ATF agents are then asked to retrieve the guns if the FBI later discovers these sales should have been forbidden. Given that multiple firearms can be purchased in a single transaction, the actual number of firearms which should have been denied at the point of sale will be larger because this count only represents prohibited transactions (not the number of firearms purchased within a prohibited transaction).

This statistic is further worrisome in the light of revelations that a breakdown in the reporting system allowed the Texas church shooting suspect, Air Force veteran Devin Kelley, to acquire firearms despite his troubling status that should have prevented any sales to him.

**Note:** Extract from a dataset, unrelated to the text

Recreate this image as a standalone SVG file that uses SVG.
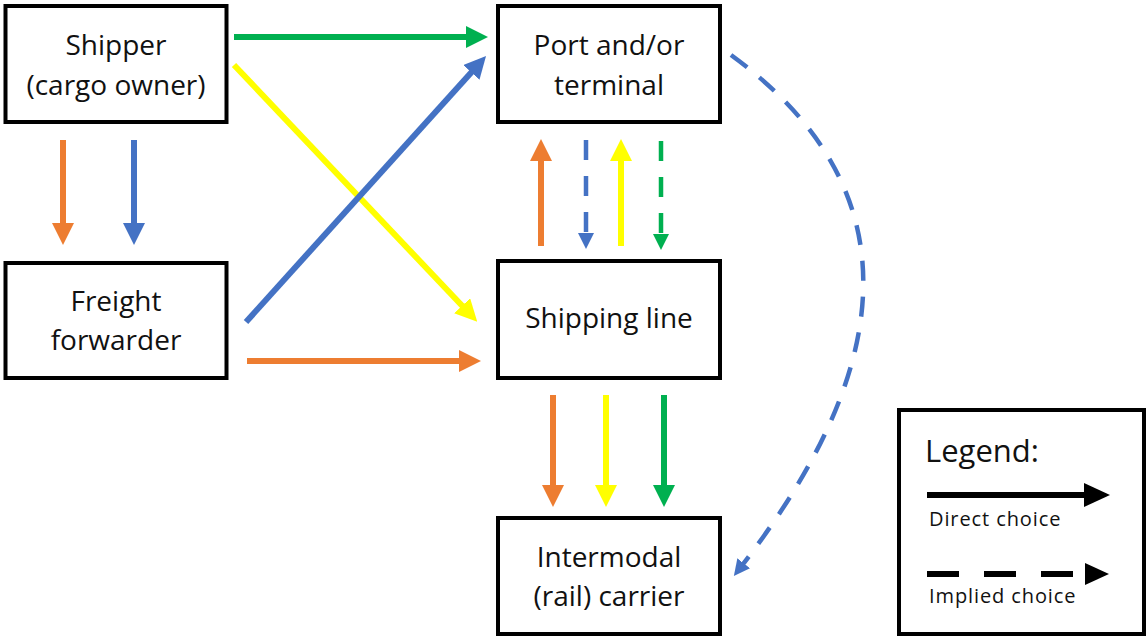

Air Force officials have acknowledged that the service failed to transmit a record of Kelley’s court martial for domestic assault to the FBI that would have made him ineligible for the 2016 purchase of the rifle. And on Tuesday, the Air Force said a preliminary review concluded that the reporting error was part of a broader problem within the service, indicating that “similar reporting lapses occurred at other locations” within the Air Force.*

“These are people who shouldn’t have weapons in the first place, and it just takes one to do something that could have tragic consequences,” said David Chipman, a former ATF official who helped oversee the firearm retrieval program. “You don’t want ATF to stand for ‘after the fact.’”
Many in Texas would say that it already does.

The Kelley case highlights longstanding problems with government databases that are rife with incomplete or inadequate record submissions. NICS continues to depend on those databases that largely rely on voluntary record submissions from law enforcement agencies, the military and mental health authorities to guard against unauthorized firearm purchases.

Now, in addition to the public safety risks some of these individuals present, the ATF agents tasked with retrieving the banned weapons from unauthorized gun owners are exposed to potentially dangerous confrontations.

It has not been immediately clear how many gun seizure requests agents successfully executed last year or how many weapons were ultimately recovered.

*An Air Force official has confirmed the details in the police report, including that Kelley was a danger to himself and others, faced military criminal charges, had been sneaking firearms onto Holloman Air Force Base and had made threats toward his chain of command. The official also confirmed the description from the person at the facility that Kelley “suffered from mental disorders.”